What's interesting here is that the binaural was acquired at the center of the stage; the mannequin was above the crowd, facing the band. The audio that you hear is just the binaural signal (no board feeds). However, what's interesting is that apart from the main PA (directly in front of the mannequin), which constitutes an amplified and time-shifted component (think of the path time from each instrument to the mannequin mic - it is longer than the path from the PA to the mannequin head mic), you can still localize the instruments quite well - not perfectly, but still quite well. Notice how when the camer angle is direct (i.e. facing the musicians) the audio seems to make more 'sense' to your brain, because the visual perspective being presented to you is closely aligned with the auditory stimulus (the binaural component).
Now here's anotehr interesting element of this video. I made the point about some sound coming through the mains PA as opposed the natural, acoustic radiation of the instrument. Go back to the Sumkali video, and watch - and listen - VERY carefully right around the 3:50 mark. Watch the singer at far right. As he sings, (roughly at the 3:52 mark), he tilts his head upward, and pulls back from the microphone. When he does this, two things happen. First, the amplified portion of his voice is momentarily attenuated (by moving away from the mic). Second, by tilting his head upward, he is effectively singing directly towards the right ear of the mannequin mic, in essence, this is his acoustical radiation component (un-amplified). As you listen and watch, you will hear the apparent location of his voice momentarily move from the center, more towards the right. This happens a couple more times in the video, and once you have seen / noticed this at the 3:50 mark, it becomes easier to spot this in the rest of the video (I think this also happens to varying degrees when he is singing around the 1:25 mark).

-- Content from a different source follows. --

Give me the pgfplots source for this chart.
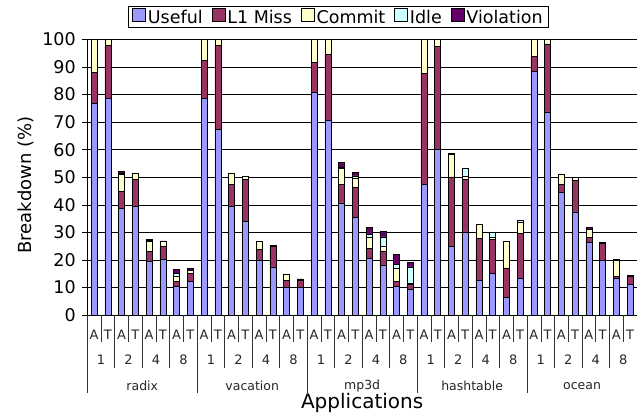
\documentclass[border=0pt]{standalone}
\usepackage{pgfplots}
\usepackage{pgfplotstable}
\pgfplotsset{compat=1.18}
\usepackage{fontspec}
\setmainfont{DejaVu Sans}
\definecolor{cuse}{HTML}{9999FF}
\definecolor{cl1}{HTML}{993366}
\definecolor{ccom}{HTML}{FFFFCC}
\definecolor{cidle}{HTML}{CCFFFF}
\definecolor{cvio}{HTML}{660066}
\pgfplotstableread{
x U L C I V
0 76.7 11.5 11.8 0 0
1 78.5 19.3 2.2 0 0
2 38.6 6.4 6.0 0.5 0.6
3 39.5 9.7 2.1 0 0
4 19.6 3.4 3.6 0.4 0.4
5 20.2 4.8 1.6 0 0.3
6 10.3 1.8 2.0 1.0 1.4
7 12.1 3.0 1.0 0 0.8
8 78.5 13.9 7.6 0 0
9 67.3 30.5 2.2 0 0
10 39.3 8.0 4.3 0 0
11 34.0 15.2 1.2 0 0
12 19.9 4.0 2.7 0 0
13 17.5 7.3 0 0 0.6
14 9.9 2.8 2.0 0 0
15 9.9 2.8 0 0 0.4
16 80.9 10.9 8.2 0 0
17 70.7 23.9 5.4 0 0
18 40.7 6.8 5.6 0.6 1.6
19 35.4 10.9 3.2 1.0 1.4
20 20.5 3.7 3.9 1.2 2.5
21 17.9 5.4 1.5 3.6 2.0
22 10.5 1.6 4.8 1.6 3.6
23 9.3 1.8 0.6 5.8 1.6
24 47.3 40.3 12.4 0 0
25 60.1 37.4 2.5 0 0
26 24.8 25.3 8.2 0 0.3
27 30.2 19.1 1.2 2.6 0
28 12.7 15.1 5.2 0 0
29 15.1 12.3 1.0 1.8 0
30 6.4 10.7 9.7 0 0
31 13.5 16.1 4.0 0.8 0
32 88.5 5.3 6.2 0 0
33 73.7 24.7 1.6 0 0
34 44.4 2.9 3.8 0 0
35 37.4 11.5 1.0 0 0
36 26.3 1.8 3.1 0 0.6
37 19.9 6.1 0 0 0.3
38 13.3 0.8 5.6 0.5 0
39 11.1 3.0 0 0 0.4
}\data
\begin{document}
\begin{tikzpicture}
\useasboundingbox (-87.3pt,-103pt) rectangle (549.7pt,315pt);
\begin{axis}[
  at={(0,0)}, anchor=south west,
  scale only axis, width=549.7pt, height=275.5pt,
  ybar stacked, bar width=6pt,
  xmin=-0.5, xmax=39.5, ymin=0, ymax=100,
  enlargelimits=false,
  ytick={0,10,...,100}, xtick=\empty,
  axis x line*=bottom, axis y line*=left,
  axis line style={-, black, line width=0.8pt},
  ymajorgrids, grid style={black, line width=0.6pt},
  tick align=outside, major tick length=5pt,
  tick style={black, line width=0.6pt},
  /pgf/number format/assume math mode=true,
  yticklabel style={font=\fontsize{17.5}{20}\selectfont, xshift=-3pt},
  clip=false,
  legend columns=5,
  legend style={at={(0.457,1.042)}, anchor=south, draw=black, line width=0.8pt,
    font=\fontsize{17.5}{20}\selectfont, inner xsep=4pt, inner ysep=1pt,
    /tikz/every even column/.append style={column sep=7pt}},
  legend image code/.code={\draw[#1, draw=black, line width=0.6pt] (0pt,-4pt) rectangle (13pt,9pt);},
  every axis plot/.append style={draw=black, line width=0.5pt},
]
\addplot[fill=cuse] table[x=x,y=U]{\data};
\addplot[fill=cl1] table[x=x,y=L]{\data};
\addplot[fill=ccom] table[x=x,y=C]{\data};
\addplot[fill=cidle] table[x=x,y=I]{\data};
\addplot[fill=cvio] table[x=x,y=V]{\data};
\legend{Useful,L1 Miss,Commit,Idle,Violation}
% separators
\pgfplotsinvokeforeach{-0.5,0.5,...,38.5}{\draw[black!80, line width=0.6pt] (axis cs:#1,0) -- ++(0pt,-27pt);}
\pgfplotsinvokeforeach{-0.5,1.5,...,37.5}{\draw[black!80, line width=0.6pt] (axis cs:#1,0) -- ++(0pt,-53pt);}
\pgfplotsinvokeforeach{-0.5,7.5,...,31.5}{\draw[black!80, line width=0.6pt] (axis cs:#1,0) -- ++(0pt,-78pt);}
% A/T labels
\pgfplotsinvokeforeach{0,2,...,38}{\node[font=\fontsize{13}{15}\selectfont, black!85] at (axis cs:#1,0) [yshift=-20pt] {A};}
\pgfplotsinvokeforeach{1,3,...,39}{\node[font=\fontsize{13}{15}\selectfont, black!85] at (axis cs:#1,0) [yshift=-20pt] {T};}
% thread labels
\pgfplotsinvokeforeach{0.5,8.5,...,32.5}{\node[font=\fontsize{13}{15}\selectfont, black!85] at (axis cs:#1,0) [yshift=-45pt] {1};}
\pgfplotsinvokeforeach{2.5,10.5,...,34.5}{\node[font=\fontsize{13}{15}\selectfont, black!85] at (axis cs:#1,0) [yshift=-45pt] {2};}
\pgfplotsinvokeforeach{4.5,12.5,...,36.5}{\node[font=\fontsize{13}{15}\selectfont, black!85] at (axis cs:#1,0) [yshift=-45pt] {4};}
\pgfplotsinvokeforeach{6.5,14.5,...,38.5}{\node[font=\fontsize{13}{15}\selectfont, black!85] at (axis cs:#1,0) [yshift=-45pt] {8};}
% application labels
\node[font=\fontsize{12.5}{15}\selectfont, black!85] at (axis cs:3.5,0) [yshift=-71pt] {radix};
\node[font=\fontsize{12.5}{15}\selectfont, black!85] at (axis cs:11.5,0) [yshift=-71pt] {vacation};
\node[font=\fontsize{12.5}{15}\selectfont, black!85] at (axis cs:19.5,0) [yshift=-71pt] {mp3d};
\node[font=\fontsize{12.5}{15}\selectfont, black!85] at (axis cs:27.5,0) [yshift=-71pt] {hashtable};
\node[font=\fontsize{12.5}{15}\selectfont, black!85] at (axis cs:35.5,0) [yshift=-71pt] {ocean};
\node[font=\fontsize{20}{24}\selectfont] at (rel axis cs:0.5,0) [yshift=-88pt] {Applications};
\node[font=\fontsize{18}{22}\selectfont, rotate=90] at (rel axis cs:-0.111,0.472) {Breakdown (\%)};
\end{axis}
\end{tikzpicture}
\end{document}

If the Sumkali show had been purely acoustic (no PA whatsoever) with the musicians situated in the same arrangement (and the mannequin head located in the same place), then there would be even more natural localization of the musicians and their instruments. However, it's the PA itself that causes much of the smearing of the image (again, due to the path differences between the instruments (their acoustically radiated component) and the sound of the instruments that came through the PA.
What's interesting (to me anyway) is that when I just listen to the recording, the image is stable. However, when I watch the video, the image seems most realistic when the camera angle is the direct one (pointed at the stage), and when I see the video from the roving camera, then I actually experience a bit of cognitive dissonance - because the camera angle and perspective are not consistent with the auditory element.
It's an interesting subject...and it would be very interesting indeed to compare how well people localize recordings, made at essentially the same location, using (for example) ORT, Blumlein, binaural or oterh formats, and then asked to rate them in terms of accuracy of localization - first, based on the audio alone, and then with accompanying video. I'm really curious to see how our perceived localization is influence by the two-channel technique of choice unto itself as compared to being presented with synchronous and representative stimuli. Would realism be be perceived as 'better' for all formats? That is, would people say the localization for all types of two-channel sound are better when they are watching the video as compared to when they only hear the audio, but don't see the video? I wonder...and I wonder if any one method would be perceived as having the highest (statictically significant) realism as compared to the other formats.